Distance is always nonnegative, but it is often helpful to define an oriented distance. Similarly, oriented volume is helpful e.g. to understand determinants. I'm working on geometric problems involving arcs of circles where an oriented angular distance (or arc measure) would be helpful, but am struggling to come up with a consistent definition.
So far, I have:
For a given circle, fix an arbitrary orientation around the circle. For two points $a, b$ on the circle, define oriented arc measure $\overset{\huge \frown}{ab}$ such that $$\begin{align*} \overset{\huge \frown}{aa} &= 0 \\ \overset{\huge \frown}{ac} &= \overset{\huge \frown}{ab} + \overset{\huge \frown}{bc} \text{ if } a,b \neq c\\ \overset{\huge \frown}{ab} &= \pi \text{ if } ab \text{ is a diameter}\\ \overset{\huge \frown}{ab} &= -\overset{\huge \frown}{ba} \text{ if } ab \text{ is not a diameter}\\ \overset{\huge \frown}{ab} & \text{ is invariant under rotation around the circle's center}. \end{align*}$$
Questions:
- Is this definition consistent and well-defined? I tried to ensure it covered all special cases.

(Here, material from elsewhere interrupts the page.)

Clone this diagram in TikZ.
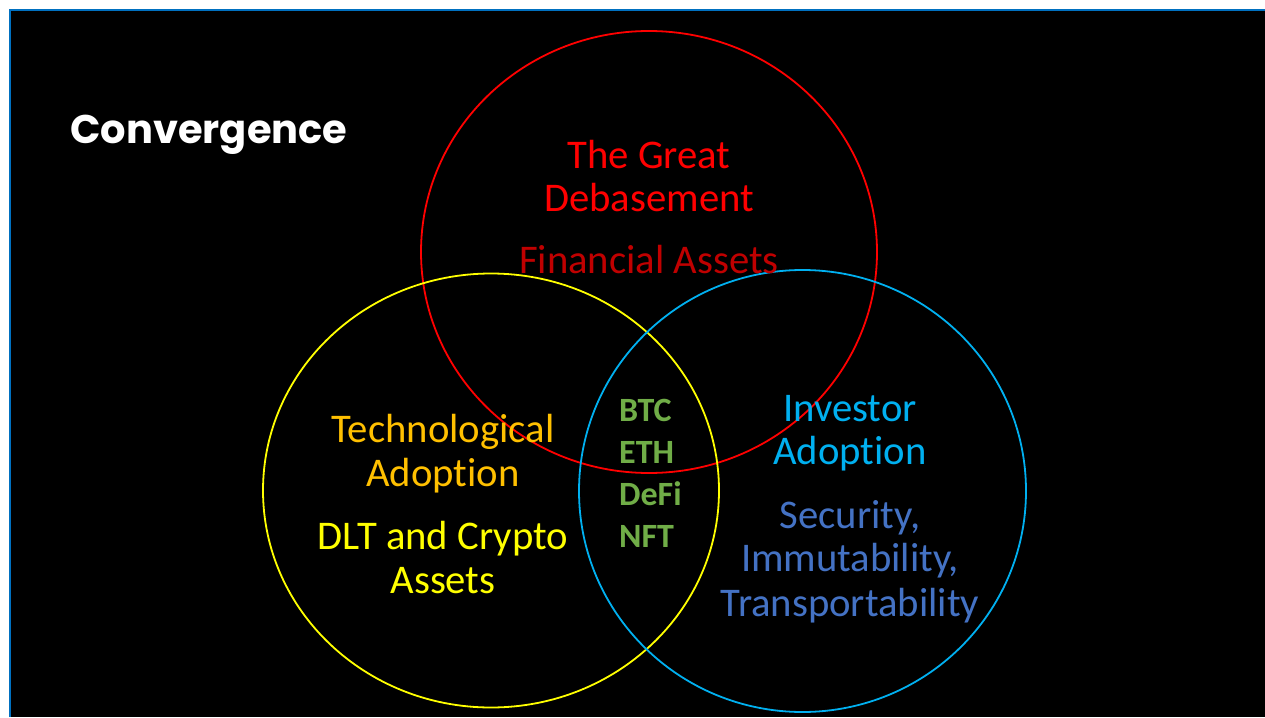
\documentclass[tikz,border=0pt]{standalone}
\usepackage{fontspec}
\setmainfont{Carlito}[Ligatures=NoCommon]
\newfontfamily\titlefont{Poppins}
\definecolor{frameblue}{RGB}{0,112,192}
\definecolor{cred}{RGB}{255,0,0}
\definecolor{cdarkred}{RGB}{192,0,0}
\definecolor{cyel}{RGB}{255,255,0}
\definecolor{corange}{RGB}{255,192,0}
\definecolor{cblue}{RGB}{0,176,240}
\definecolor{cslate}{RGB}{68,114,196}
\definecolor{cgreen}{RGB}{112,173,71}
\tikzset{
  ring/.style={line width=1.8pt},
  lbl/.style={anchor=base,inner sep=0pt,font=\fontsize{40.7}{44}\selectfont},
  coin/.style={anchor=base west,inner sep=0pt,font=\fontsize{34}{40}\selectfont\bfseries,text=cgreen},
}
\begin{document}
\begin{tikzpicture}[x=1pt,y=-1pt]
\useasboundingbox (0,0) rectangle (1265,717);
\fill[black] (10,10) rectangle (1265,717);
\draw[frameblue,line width=1.5pt] (10,717) -- (10,10) -- (1265,10);
% circles
\draw[ring,cred] (649,252) ellipse [x radius=228, y radius=221];
\draw[ring,cyel] (491,490.5) ellipse [x radius=228, y radius=217];
\draw[ring,cblue] (802.5,491) ellipse [x radius=223.5, y radius=221];
% title
\node[anchor=base west,inner sep=0pt,text=white,font=\titlefont\fontsize{40}{44}\selectfont\bfseries] (title) at (70,143) {Convergence};
% red
\node[lbl,text=cred] (r1) at (649,168) {The Great};
\node[lbl,text=cred] (r2) at (649,211) {Debasement};
\node[lbl,text=cdarkred] (r3) at (649,273) {Financial Assets};
% yellow
\node[lbl,text=corange] (y1) at (443,442) {Technological};
\node[lbl,text=corange] (y2) at (443,486) {Adoption};
\node[lbl,text=cyel] (y3) at (443,549) {DLT and Crypto};
\node[lbl,text=cyel] (y4) at (443,593) {Assets};
% blue
\node[lbl,text=cblue] (b1) at (850,421) {Investor};
\node[lbl,text=cblue] (b2) at (850,464) {Adoption};
\node[lbl,text=cslate] (b3) at (850,528) {Security,};
\node[lbl,text=cslate] (b4) at (850,571) {Immutability,};
\node[lbl,text=cslate] (b5) at (850,616) {Transportability};
% centre
\node[coin] (c1) at (619,421) {BTC};
\node[coin] (c2) at (619,463) {ETH};
\node[coin] (c3) at (619,505) {DeFi};
\node[coin] (c4) at (619,547) {NFT};
\end{tikzpicture}
\end{document}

- If not, can it be repaired?
- Is there a similarly intended definition or measure in the literature?
This is called directed angle, which has properties similar to the above (e.g. $\angle AB = -\angle BA$). The key is to take angles mod $\pi$ (some authors, when dealing with arcs and not angles, use mod $2 \pi$.)
See Kedlaya's Geometry Unbound for properties.